São objetivos vagos, não contendo em si metas precisas, eventualmente porque os membros da CPLP têm interesses geoestratégicos diferentes em função da localização geográfica descontínua em que se inserem, o que dificulta terem um único interesse geoestratégico.

 

O que de primordial têm em comum são os afetos e a amizade mútua, a língua comum e a concomitante herança de um passado recíproco metas que, como já frisámos, são coisas que os tratados internacionais não podem fazer, sendo-lhes anteriores e pré-determinando-os, num certo sentido, razão pela qual uma comunidade baseada em tais princípios não pode prosseguir qualquer função convencional.

 

Mesmo para quem entenda que na atualidade faz cada vez menos sentido a oposição entre comunidade e sociedade, opinamos que na CPLP perduram características da comunidade inspirada em Tonnies, designadamente na sua carga e natureza afetiva, como também o pensam José Filipe Pinto e André Corsino Tolentino.
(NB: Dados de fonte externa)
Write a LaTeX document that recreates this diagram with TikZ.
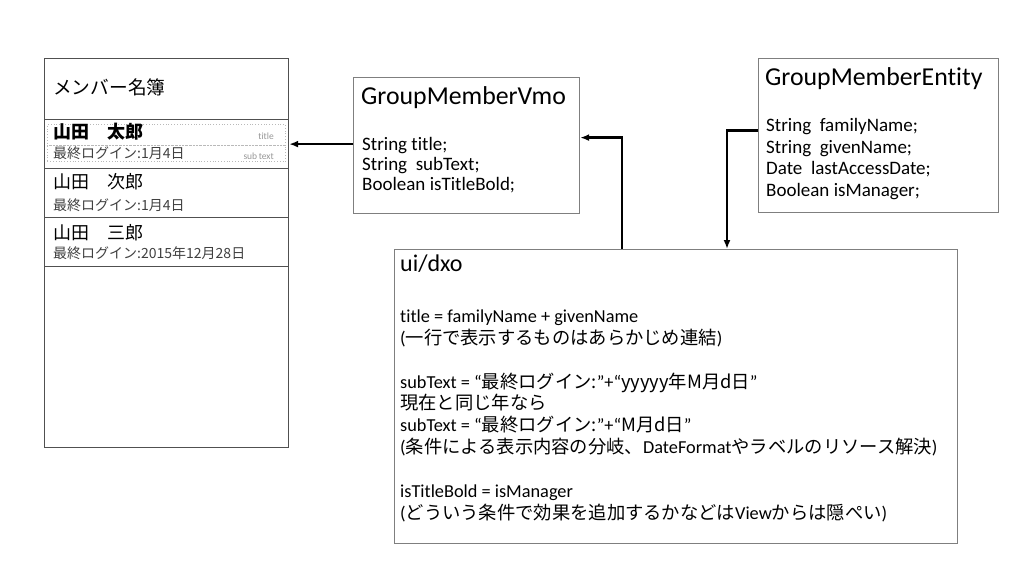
\documentclass[tikz,border=0pt]{standalone}
\usepackage{fontspec}
\setmainfont[Ligatures=NoCommon]{Carlito}
\newfontfamily\jp{Noto Sans CJK JP}
\usetikzlibrary{arrows.meta}
\definecolor{boxline}{RGB}{127,127,127}
\definecolor{listline}{RGB}{80,80,80}
\definecolor{subgray}{RGB}{64,64,64}
\definecolor{labelgray}{RGB}{150,150,150}
\definecolor{dotgray}{RGB}{185,185,185}
\begin{document}
\begin{tikzpicture}[x=1pt,y=-1pt,
  frame/.style={draw=boxline,line width=1.2pt,anchor=north west,inner sep=0pt},
  txt/.style={anchor=west,inner sep=0pt,text height=0.85em,text depth=0.1em},
  link/.style={line width=2.6pt,-{Latex[length=9pt,width=7pt]}}]
  \useasboundingbox (0,0) rectangle (1024,576);
  % member list screen
  \node[frame,draw=listline,minimum width=244pt,minimum height=389pt] (list) at (44,58) {};
  \node[frame,draw=listline,minimum width=244pt,minimum height=49pt] (row1) at (44,119) {};
  \node[frame,draw=listline,minimum width=244pt,minimum height=49pt] (row2) at (44,168) {};
  \node[frame,draw=listline,minimum width=244pt,minimum height=49pt] (row3) at (44,217) {};
  \node[draw=dotgray,dotted,line width=0.8pt,anchor=north west,inner sep=0pt,minimum width=238pt,minimum height=21pt] (titlebox) at (47,124) {};
  \node[draw=dotgray,dotted,line width=0.8pt,anchor=north west,inner sep=0pt,minimum width=238pt,minimum height=16pt] (subbox) at (47,145) {};
  \node[txt,font=\jp\fontsize{18.7}{22}\selectfont] (listhead) at (53,91) {メンバー名簿};
  \node[txt,font=\jp\bfseries\fontsize{18}{21}\selectfont] (name1) at (53,135) {山田　太郎};
  \node[txt,font=\jp\fontsize{18}{21}\selectfont] (name2) at (53,185) {山田　次郎};
  \node[txt,font=\jp\fontsize{18}{21}\selectfont] (name3) at (53,236) {山田　三郎};
  \node[txt,font=\jp\fontsize{14}{16}\selectfont,text=subgray] (sub1) at (53,155) {最終ログイン:1月4日};
  \node[txt,font=\jp\fontsize{14}{16}\selectfont,text=subgray] (sub2) at (53,207) {最終ログイン:1月4日};
  \node[txt,font=\jp\fontsize{14}{16}\selectfont,text=subgray] (sub3) at (53,255) {最終ログイン:2015年12月28日};
  \node[txt,anchor=east,font=\fontsize{9.5}{11}\selectfont,text=labelgray] (titlelabel) at (274,136) {title};
  \node[txt,anchor=east,font=\fontsize{9.5}{11}\selectfont,text=labelgray] (sublabel) at (274,156) {sub\,text};
  % view model
  \node[frame,minimum width=226pt,minimum height=136pt] (vmo) at (353,77) {};
  \node[txt,font=\fontsize{25.8}{30}\selectfont] (vmoname) at (361,101) {GroupMemberVmo};
  \foreach \y/\t [count=\i] in {147/{String title;},167/{String~ subText;},187/{Boolean isTitleBold;}}
    \node[txt,font=\fontsize{19}{21}\selectfont] (vmof\i) at (362,\y) {\t};
  % entity
  \node[frame,minimum width=240pt,minimum height=154pt] (entity) at (758,58) {};
  \node[txt,font=\fontsize{25.8}{30}\selectfont] (entityname) at (765,82) {GroupMemberEntity};
  \foreach \y/\t [count=\i] in {128/{String~ familyName;},150/{String~ givenName;},171/{Date~ lastAccessDate;},193/{Boolean isManager;}}
    \node[txt,font=\fontsize{19}{21}\selectfont] (entityf\i) at (766,\y) {\t};
  % dxo
  \node[frame,minimum width=563pt,minimum height=294pt] (dxo) at (394,249) {};
  \node[txt,font=\fontsize{24}{28}\selectfont] (dxoname) at (400,268) {ui/dxo};
  \foreach \y/\t [count=\i] in {
      319/{title = familyName + givenName},
      341/{({\jp 一行で表示するものはあらかじめ連結})},
      385/{subText = “{\jp 最終ログイン:}”+“{\jp yyyyy年M月d日}”},
      406/{{\jp 現在と同じ年なら}},
      428/{subText = “{\jp 最終ログイン:}”+“{\jp M月d日}”},
      450/{({\jp 条件による表示内容の分岐、}DateFormat{\jp やラベルのリソース解決})},
      494/{isTitleBold = isManager},
      516/{({\jp どういう条件で効果を追加するかなどは}View{\jp からは隠ぺい})}}
    \node[txt,font=\fontsize{18.3}{22}\selectfont] (dxol\i) at (400,\y) {\t};
  % connectors
  \draw[link] (vmo.west |- row1.east) -- (row1.east);
  \draw[link] ([xshift=228pt]dxo.north west) |- ([yshift=8pt]vmo.east);
  \draw[link] ([yshift=5pt]entity.west) -| ([xshift=333pt]dxo.north west);
\end{tikzpicture}
\end{document}
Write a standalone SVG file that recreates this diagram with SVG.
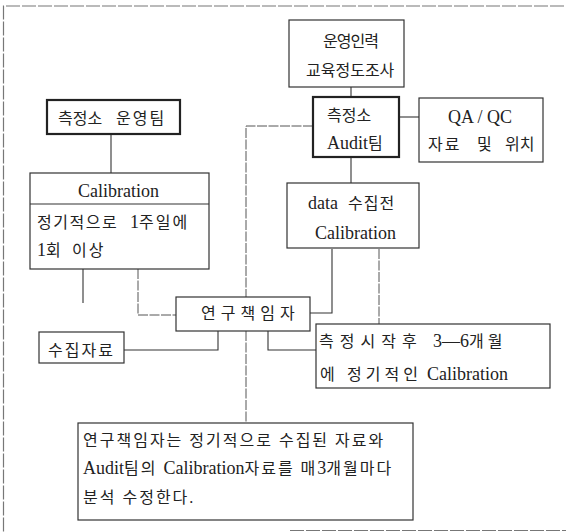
<svg xmlns="http://www.w3.org/2000/svg" width="567" height="532" viewBox="0 0 567 532">
<style>
.box{fill:#fff;stroke:#333;stroke-width:1.2}
.thick{fill:#fff;stroke:#222;stroke-width:2.2}
.c{fill:none;stroke:#333;stroke-width:1.1}
.d{fill:none;stroke:#555;stroke-width:1;stroke-dasharray:10 1.5}
text{font-family:"Liberation Serif","Noto Sans CJK KR",serif;font-size:16px;fill:#222}
.l{font-size:18px;letter-spacing:0}
</style>
<rect width="567" height="532" fill="#fff"/>
<path d="M564,6 H3.5 V532" fill="none" stroke="#777" stroke-width="1.2" stroke-dasharray="14 2"/>
<path d="M290,530.5 H566" fill="none" stroke="#777" stroke-width="1.2" stroke-dasharray="14 2"/>
<g id="connectors">
<path class="c" d="M351,87 V97"/>
<path class="c" d="M399,117 H419"/>
<path class="c" d="M351,157 V183"/>
<path class="d" d="M313,126 H246 V297"/>
<path class="d" d="M246,331 V423"/>
<path class="c" d="M111,134 V173"/>
<path class="c" d="M83,269 V303"/>
<path class="d" d="M138,269 V315 H176"/>
<path class="c" d="M332,249 V313 H310"/>
<path class="d" d="M379,249 V324"/>
<path class="c" d="M218,331 V350 H124"/>
<path class="c" d="M268,331 V350 H316"/>
</g>
<g id="n-education">
<rect class="box" x="289" y="20" width="115" height="67"/>
<text x="323" y="47" letter-spacing="-1">운영인력</text>
<text x="306" y="76">교육정도조사</text>
</g>
<g id="n-audit">
<rect class="thick" x="313" y="97" width="86" height="60"/>
<text x="327" y="121">측정소</text>
<text x="327" y="149"><tspan class="l">Audit</tspan>팀</text>
</g>
<g id="n-qaqc">
<rect class="box" x="419" y="98" width="124" height="64"/>
<text class="l" x="448" y="123">QA / QC</text>
<text y="150"><tspan x="428" letter-spacing="2">자료</tspan><tspan x="477">및</tspan><tspan x="505">위치</tspan></text>
</g>
<g id="n-opteam">
<rect class="thick" x="47" y="100" width="133" height="34"/>
<text y="124"><tspan x="58">측정소</tspan><tspan x="116" letter-spacing="2">운영팀</tspan></text>
</g>
<g id="n-calibration">
<rect class="box" x="30" y="173" width="179" height="96"/>
<path class="c" d="M30,204 H209"/>
<text class="l" x="78" y="197">Calibration</text>
<text y="228"><tspan x="37" letter-spacing="1.5">정기적으로</tspan><tspan x="130" class="l">1</tspan><tspan letter-spacing="2">주일에</tspan></text>
<text y="256"><tspan x="37" class="l">1</tspan><tspan>회</tspan><tspan x="72" letter-spacing="2">이상</tspan></text>
</g>
<g id="n-datacal">
<rect class="box" x="287" y="183" width="132" height="65"/>
<text y="209"><tspan x="308" class="l">data</tspan><tspan x="348" letter-spacing="1">수집전</tspan></text>
<text class="l" x="315" y="239">Calibration</text>
</g>
<g id="n-pi">
<rect class="box" x="176" y="297" width="134" height="34"/>
<text x="201" y="319" letter-spacing="5">연구책임자</text>
</g>
<g id="n-collected">
<rect class="box" x="39" y="332" width="85" height="31"/>
<text x="48" y="356" letter-spacing="2">수집자료</text>
</g>
<g id="n-periodic">
<rect class="box" x="316" y="324" width="234" height="64"/>
<text y="347"><tspan x="319" letter-spacing="6">측정시작후</tspan><tspan x="433" class="l">3—6</tspan><tspan letter-spacing="4">개월</tspan></text>
<text y="380"><tspan x="320">에</tspan><tspan x="347" letter-spacing="4">정기적인</tspan><tspan x="427" class="l">Calibration</tspan></text>
</g>
<g id="n-summary">
<rect class="box" x="78" y="423" width="335" height="97"/>
<text x="83" y="446" letter-spacing="2">연구책임자는 정기적으로 수집된 자료와</text>
<text x="83" y="474" letter-spacing="2"><tspan class="l">Audit</tspan>팀의 <tspan class="l">Calibration</tspan>자료를 매<tspan class="l">3</tspan>개월마다</text>
<text x="83" y="503" letter-spacing="2">분석 수정한다.</text>
</g>
</svg>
Este último, exemplifica-o bem ao falar nesse “algo comum, que é uma espécie de capital social, que paira no ar e que a gente sente quando circula em qualquer dos nossos países ou em qualquer ambiente onde se fala a língua portuguesa, onde se veja um quadro de um dos nossos pintores ou se assista a um espetáculo em língua portuguesa ou em línguas parentes, esta reação instintiva que temos perante algo que nos pertence e ao qual pertencemos, isto é que é a alma da CPLP. Às vezes, é apenas emocional mas, na minha opinião, sintetiza e representa um capital precioso que foi passando através de gerações e que nos pertence a todos e ao futuro” (entrevista a Filipe Pinto, in “Do Império Colonial à Comunidade dos Países de Língua Portuguesa: Continuidades e Descontinuidades”, Coleção Biblioteca Diplomática, pp. 496, 497). 

 

A questão que agora se coloca é saber se a CPLP existe realmente como uma comunidade natural na aceção moderna de tal termo.   

 

Ainda existe um longo caminho a percorrer para se atingir tal objetivo, embora a lei, em geral, possa ajudar à consolidação de tais objetivos, particularmente, e desde logo, a lei constitucional, em especial a nível dos direitos de participação política dos indivíduos que pertencem a esta Comunidade, para o que será necessária uma harmonização das Constituições dos vários Estados, tarefa facilitada pela existência de uma linguagem jurídica comum a todos eles, o chamado jus commune no domínio do direito constitucional. 

 

Apesar da CPLP ser uma comunidade recente, ela terá de crescer como todas as coisas que são naturais, e que não são convencionadas ou feitas estritamente pelo homem num sentido acabado, sendo uma realidade ainda incompleta, em maturação.

 

Como consegui-lo em concreto, para além das declarações de princípios, sejam de natureza geral comum ou constitucional?   

 

Um exemplo foi dado pela Conferência dos Chefes de Estado e de Governo da CPLP, o órgão máximo desta organização, realizada em 1998, na Cidade da Praia, em Cabo Verde, onde os Sete Estados Membros Fundadores declararam que iriam estudar a possibilidade de estabelecer um Estatuto da Cidadania Lusófona, o qual poderia incluir direitos de igual participação política de todos os cidadãos dos Estados membros dentro da comunidade e medidas tendentes a facilitar a circulação de pessoas.

 

Poderia, à data, a ideia parecer um sonho impossível, mas foi assim que o sonho começou a ser uma pequena parte da realidade, o qual já se concretizou, até agora, na aprovação unilateral pela Assembleia Nacional da República de Cabo Verde do Estatuto do Cidadão Lusófono, tido, por muitos, como o ponto de referência futura para os demais países lusófonos, com as adaptações decorrentes das suas especificidades e compromissos internacionais, sem que isso, per si, impeça a aprovação de uma Convenção sobre o Estatuto do Cidadania Lusófona entre todos os membros da CPLP.